Die Schilderungen über seine Mutterbeziehung lassen letztlich den Schluss zu, dass er emotional von dieser missbraucht und als Trostpflaster gebraucht wurde. Als Person mit eigenen Bedürfnissen scheint er nicht gesehen worden zu sein.
Die Mutter hatte ihren Kindern außerdem – trotz oder gerade wegen dieser Verhältnisse - den eisernen Willen eingepflanzt "aufzusteigen, Ruhm zu erlangen, und sei es unter höchsten Opfern und Anstrengungen", schreibt DER SPIEGEL.
Die Anerkennung seines Vaters konnte Francisco nie erreichen. Gleichzeitig idealisierte er diesen, kreierte das Bild eines Helden, bestritt später, dass es Probleme zwischen seinem Vater und seiner Mutter und auch den Kindern gegeben hatte und ließ seinen Vater nach dessen Tod prachtvoll beerdigen. (vgl. Preston, 1995, S. 5)
Vaterersatz und Selbstbestätigung suchte Francisco beim Militär, wo er mit vollem Einsatz in jungen Jahren begann. Auch hier erlebte er allerdings zunächst Demütigungen auf Grund seiner kleinen Größe und wurde auch das Ziel von grausamen Initiationsritualen durch seine Kameraden, auf die er mit Gewalt reagierte. (vgl. Preston, 1995, S. 9ff) Spott hatte er auch schon als Kind von Spielkameraden und seinen Geschwistern erfahren, die den schmächtigen, kränkelnden Jungen "cerillita" (Zündhölzchen) nannten.

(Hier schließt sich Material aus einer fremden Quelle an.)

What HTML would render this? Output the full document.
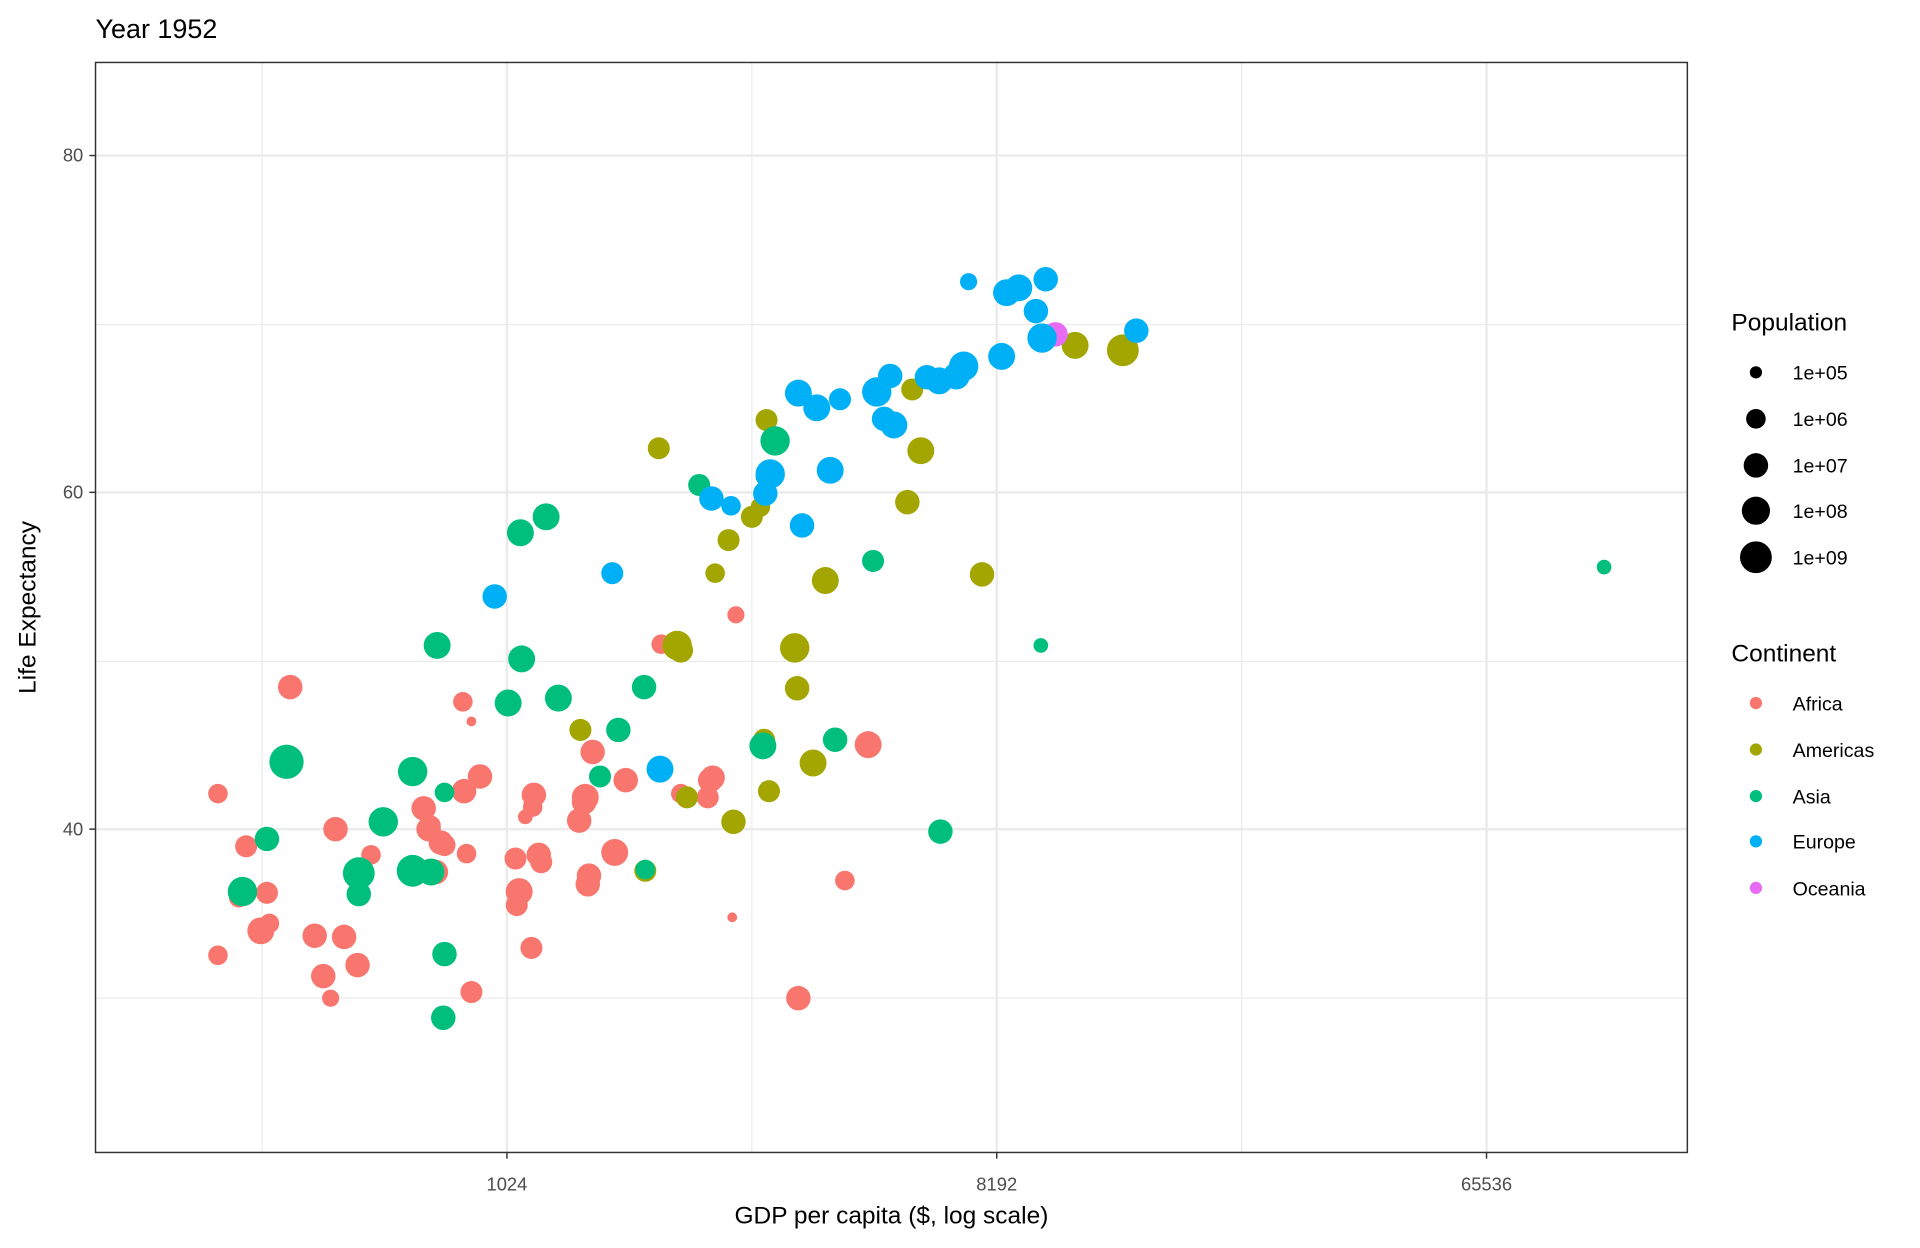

Aus diesem Jungen wurde später der große General und Diktator Spaniens (El Caudillo - der „Anführer“). Im Militär hatte er sich schnell nach oben gearbeitet und nach dem Bürgerkrieg die Macht übernommen. Im Bürgerkrieg - an dem Franco maßgeblich beteiligt war - kamen von 1936 bis 1939 auf beiden Seiten mehr als 600.000 Menschen ums Leben. (vgl. SPIEGEL-Online, 01.09.2003)
Mindestens 30.000 politische Gefangene wurden unter Francos Regime zwischen 1939 und 1945 hingerichtet, schreibt DER SPIEGEL. Über eine Viertelmillion Republikaner wurde eingekerkert und gefoltert, eine halbe Million musste ins Exil fliehen. Noch 1946 befand Franco: "Es gibt keine Erlösung ohne Blut." Todesurteile unterzeichnete er, "ohne dass mir die Hand zitterte". (vgl. DER SPIEGEL, 14.12.1992)
Quellen:
DER SPIEGEL, 14.12.1992: „Spanien. Brutale Lächerlichkeit“ (http://www.spiegel.de/spiegel/print/d-13682558.html)
SPIEGEL-Online, 01.09.2003: "Wo Franco 5000 Opfer verscharren ließ" (http://www.spiegel.de/politik/ausland/0,1518,263915,00.html)
Preston, P. 1995: Franco. A Biography. Fontana Press, London.